Word for word, copy all the data and drop the pictures.

**DATASET EXCERPT:**

— begin —

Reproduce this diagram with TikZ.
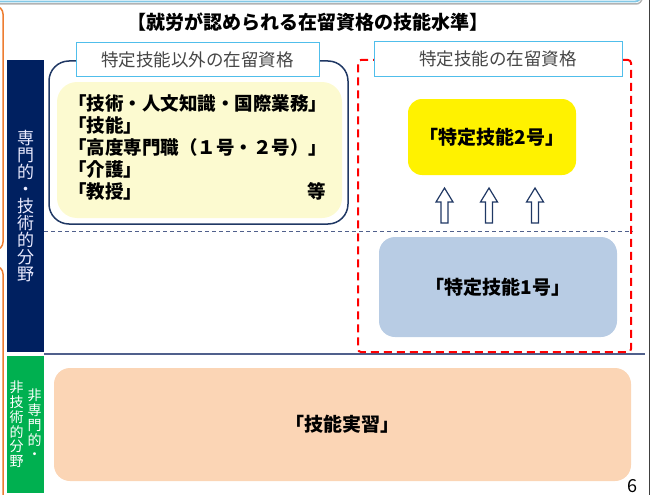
\documentclass[tikz,border=0pt]{standalone}
\usepackage{fontspec}
\setmainfont{Noto Sans CJK JP}
\usetikzlibrary{calc}
\definecolor{navypanel}{RGB}{0,32,96}
\definecolor{greenpanel}{RGB}{0,176,80}
\definecolor{outlinenavy}{RGB}{32,56,100}
\definecolor{labelcyan}{RGB}{80,190,235}
\definecolor{paleyellow}{RGB}{252,250,208}
\definecolor{lightblue}{RGB}{184,204,228}
\definecolor{peach}{RGB}{251,213,181}
\definecolor{orangec}{RGB}{237,125,49}
\definecolor{labelgray}{RGB}{70,70,70}
\definecolor{dashnavy}{RGB}{80,96,140}
\definecolor{topbar}{RGB}{130,200,230}
\tikzset{
  labelbox/.style={draw=labelcyan, line width=1pt, fill=white, text=labelgray,
    font=\fontsize{17.5}{20}\selectfont, inner sep=0pt},
  sidepanel/.style={inner sep=0pt, minimum width=37pt},
  vtext/.style={align=center, inner sep=0pt, text=white},
  itembox/.style={inner sep=0pt, font=\bfseries\fontsize{19}{22}\selectfont},
  hollowup/.pic={\draw[outlinenavy, line width=1.2pt, fill=white]
    (-3.5,17.5) -- (-3.5,-3.5) -- (-8.5,-3.5) -- (0,-17.5) -- (8.5,-3.5) -- (3.5,-3.5) -- (3.5,17.5) -- cycle;}
}
\begin{document}
\begin{tikzpicture}[x=1pt,y=-1pt]
\useasboundingbox (0,0) rectangle (653,495);
% top bar (partly visible)
\draw[gray!60, line width=1.5pt, rounded corners=6pt] (-10,-30) rectangle (642,4);
\draw[topbar, line width=1.8pt, rounded corners=6pt] (-10,-30) rectangle (641,1.5);
% right edge line
\draw[black!75, line width=1pt] (649,0) -- (649,495);
% orange frames (partly visible)
\draw[orangec, line width=1.5pt, rounded corners=8pt] (-10,6) -- (3,6) -- (3,250) -- (-10,250);
\draw[orangec, line width=1.5pt, rounded corners=8pt] (-10,266) -- (3,266) -- (3,510);
% title
\node[font=\bfseries\fontsize{19}{22}\selectfont] (title) at (308,22) {【就労が認められる在留資格の技能水準】};
% side panels
\node[sidepanel, fill=navypanel, minimum height=292pt] (senmon) at (25.5,206) {};
\node[vtext, font=\fontsize{17}{16.9}\selectfont, text=white!92!blue] (senmontxt) at (senmon.center)
  {専\\門\\的\\・\\技\\術\\的\\分\\野};
\node[sidepanel, fill=greenpanel, minimum height=137pt] (hisenmon) at (25.5,424.5) {};
\node[vtext, font=\fontsize{14}{14.8}\selectfont] (hisenR) at (34.5,424.5) {非\\専\\門\\的\\・};
\node[vtext, font=\fontsize{14}{14.8}\selectfont] (hisenL) at (16.5,424.5) {非\\技\\術\\的\\分\\野};
% separators
\coordinate (dashL) at (44,231);
\coordinate (dashR) at (633,231);
\draw[dashnavy, line width=1pt, dash pattern=on 4pt off 3pt] (dashL) -- (dashR);
\coordinate (solL) at (44,354);
\coordinate (solR) at (645,354);
\draw[dashnavy, line width=1.5pt] (solL) -- (solR);
% left group outline
\node[draw=outlinenavy, line width=1.5pt, rounded corners=20pt, minimum width=299pt, minimum height=163pt, inner sep=0pt] (grpA) at (198.5,142.5) {};
\node[fill=paleyellow, rounded corners=20pt, minimum width=285pt, minimum height=136pt, inner sep=0pt] (others) at (199.5,150) {};
\node[itembox, font=\bfseries\fontsize{18.5}{22.2}\selectfont, text width=258pt, align=left, anchor=west] (otherstxt) at (68,147.5)
  {「技術・人文知識・国際業務」\\「技能」\\「高度専門職（１号・２号）」\\「介護」\\「教授」\hfill 等};
\node[labelbox, minimum width=243pt, minimum height=33pt] (labA) at (197.5,59.5) {特定技能以外の在留資格};
% right group
\node[draw=red, line width=2pt, dash pattern=on 8pt off 5pt, rounded corners=3pt, minimum width=273pt, minimum height=292pt, inner sep=0pt] (grpB) at (494.5,206) {};
\node[labelbox, minimum width=248pt, minimum height=34pt] (labB) at (498,59) {特定技能の在留資格};
\node[itembox, fill=yellow, rounded corners=14pt, minimum width=168pt, minimum height=76pt] (tok2) at (492,137) {「特定技能2号」};
\node[itembox, fill=lightblue, rounded corners=16pt, minimum width=238pt, minimum height=100pt] (tok1) at (498,287) {「特定技能1号」};
\pic at (444.5,205.5) {hollowup};
\pic at (489,205.5) {hollowup};
\pic at (535,205.5) {hollowup};
% bottom
\node[itembox, fill=peach, rounded corners=16pt, minimum width=577pt, minimum height=113pt] (jisshu) at (342.5,424.5) {「技能実習」};
\node[font=\fontsize{18}{20}\selectfont, inner sep=0pt, anchor=south] (pageno) at (632,493) {6};
\end{tikzpicture}
\end{document}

— end —

**SOLUTION BELOW:**
Reproduce this diagram with TikZ.
\documentclass[tikz,border=0pt]{standalone}
\usepackage{fontspec}
\setmainfont{Noto Sans CJK JP}
\usetikzlibrary{calc}
\definecolor{navypanel}{RGB}{0,32,96}
\definecolor{greenpanel}{RGB}{0,176,80}
\definecolor{outlinenavy}{RGB}{32,56,100}
\definecolor{labelcyan}{RGB}{80,190,235}
\definecolor{paleyellow}{RGB}{252,250,208}
\definecolor{lightblue}{RGB}{184,204,228}
\definecolor{peach}{RGB}{251,213,181}
\definecolor{orangec}{RGB}{237,125,49}
\definecolor{labelgray}{RGB}{70,70,70}
\definecolor{dashnavy}{RGB}{80,96,140}
\definecolor{topbar}{RGB}{130,200,230}
\tikzset{
  labelbox/.style={draw=labelcyan, line width=1pt, fill=white, text=labelgray,
    font=\fontsize{17.5}{20}\selectfont, inner sep=0pt},
  sidepanel/.style={inner sep=0pt, minimum width=37pt},
  vtext/.style={align=center, inner sep=0pt, text=white},
  itembox/.style={inner sep=0pt, font=\bfseries\fontsize{19}{22}\selectfont},
  hollowup/.pic={\draw[outlinenavy, line width=1.2pt, fill=white]
    (-3.5,17.5) -- (-3.5,-3.5) -- (-8.5,-3.5) -- (0,-17.5) -- (8.5,-3.5) -- (3.5,-3.5) -- (3.5,17.5) -- cycle;}
}
\begin{document}
\begin{tikzpicture}[x=1pt,y=-1pt]
\useasboundingbox (0,0) rectangle (653,495);
% top bar (partly visible)
\draw[gray!60, line width=1.5pt, rounded corners=6pt] (-10,-30) rectangle (642,4);
\draw[topbar, line width=1.8pt, rounded corners=6pt] (-10,-30) rectangle (641,1.5);
% right edge line
\draw[black!75, line width=1pt] (649,0) -- (649,495);
% orange frames (partly visible)
\draw[orangec, line width=1.5pt, rounded corners=8pt] (-10,6) -- (3,6) -- (3,250) -- (-10,250);
\draw[orangec, line width=1.5pt, rounded corners=8pt] (-10,266) -- (3,266) -- (3,510);
% title
\node[font=\bfseries\fontsize{19}{22}\selectfont] (title) at (308,22) {【就労が認められる在留資格の技能水準】};
% side panels
\node[sidepanel, fill=navypanel, minimum height=292pt] (senmon) at (25.5,206) {};
\node[vtext, font=\fontsize{17}{16.9}\selectfont, text=white!92!blue] (senmontxt) at (senmon.center)
  {専\\門\\的\\・\\技\\術\\的\\分\\野};
\node[sidepanel, fill=greenpanel, minimum height=137pt] (hisenmon) at (25.5,424.5) {};
\node[vtext, font=\fontsize{14}{14.8}\selectfont] (hisenR) at (34.5,424.5) {非\\専\\門\\的\\・};
\node[vtext, font=\fontsize{14}{14.8}\selectfont] (hisenL) at (16.5,424.5) {非\\技\\術\\的\\分\\野};
% separators
\coordinate (dashL) at (44,231);
\coordinate (dashR) at (633,231);
\draw[dashnavy, line width=1pt, dash pattern=on 4pt off 3pt] (dashL) -- (dashR);
\coordinate (solL) at (44,354);
\coordinate (solR) at (645,354);
\draw[dashnavy, line width=1.5pt] (solL) -- (solR);
% left group outline
\node[draw=outlinenavy, line width=1.5pt, rounded corners=20pt, minimum width=299pt, minimum height=163pt, inner sep=0pt] (grpA) at (198.5,142.5) {};
\node[fill=paleyellow, rounded corners=20pt, minimum width=285pt, minimum height=136pt, inner sep=0pt] (others) at (199.5,150) {};
\node[itembox, font=\bfseries\fontsize{18.5}{22.2}\selectfont, text width=258pt, align=left, anchor=west] (otherstxt) at (68,147.5)
  {「技術・人文知識・国際業務」\\「技能」\\「高度専門職（１号・２号）」\\「介護」\\「教授」\hfill 等};
\node[labelbox, minimum width=243pt, minimum height=33pt] (labA) at (197.5,59.5) {特定技能以外の在留資格};
% right group
\node[draw=red, line width=2pt, dash pattern=on 8pt off 5pt, rounded corners=3pt, minimum width=273pt, minimum height=292pt, inner sep=0pt] (grpB) at (494.5,206) {};
\node[labelbox, minimum width=248pt, minimum height=34pt] (labB) at (498,59) {特定技能の在留資格};
\node[itembox, fill=yellow, rounded corners=14pt, minimum width=168pt, minimum height=76pt] (tok2) at (492,137) {「特定技能2号」};
\node[itembox, fill=lightblue, rounded corners=16pt, minimum width=238pt, minimum height=100pt] (tok1) at (498,287) {「特定技能1号」};
\pic at (444.5,205.5) {hollowup};
\pic at (489,205.5) {hollowup};
\pic at (535,205.5) {hollowup};
% bottom
\node[itembox, fill=peach, rounded corners=16pt, minimum width=577pt, minimum height=113pt] (jisshu) at (342.5,424.5) {「技能実習」};
\node[font=\fontsize{18}{20}\selectfont, inner sep=0pt, anchor=south] (pageno) at (632,493) {6};
\end{tikzpicture}
\end{document}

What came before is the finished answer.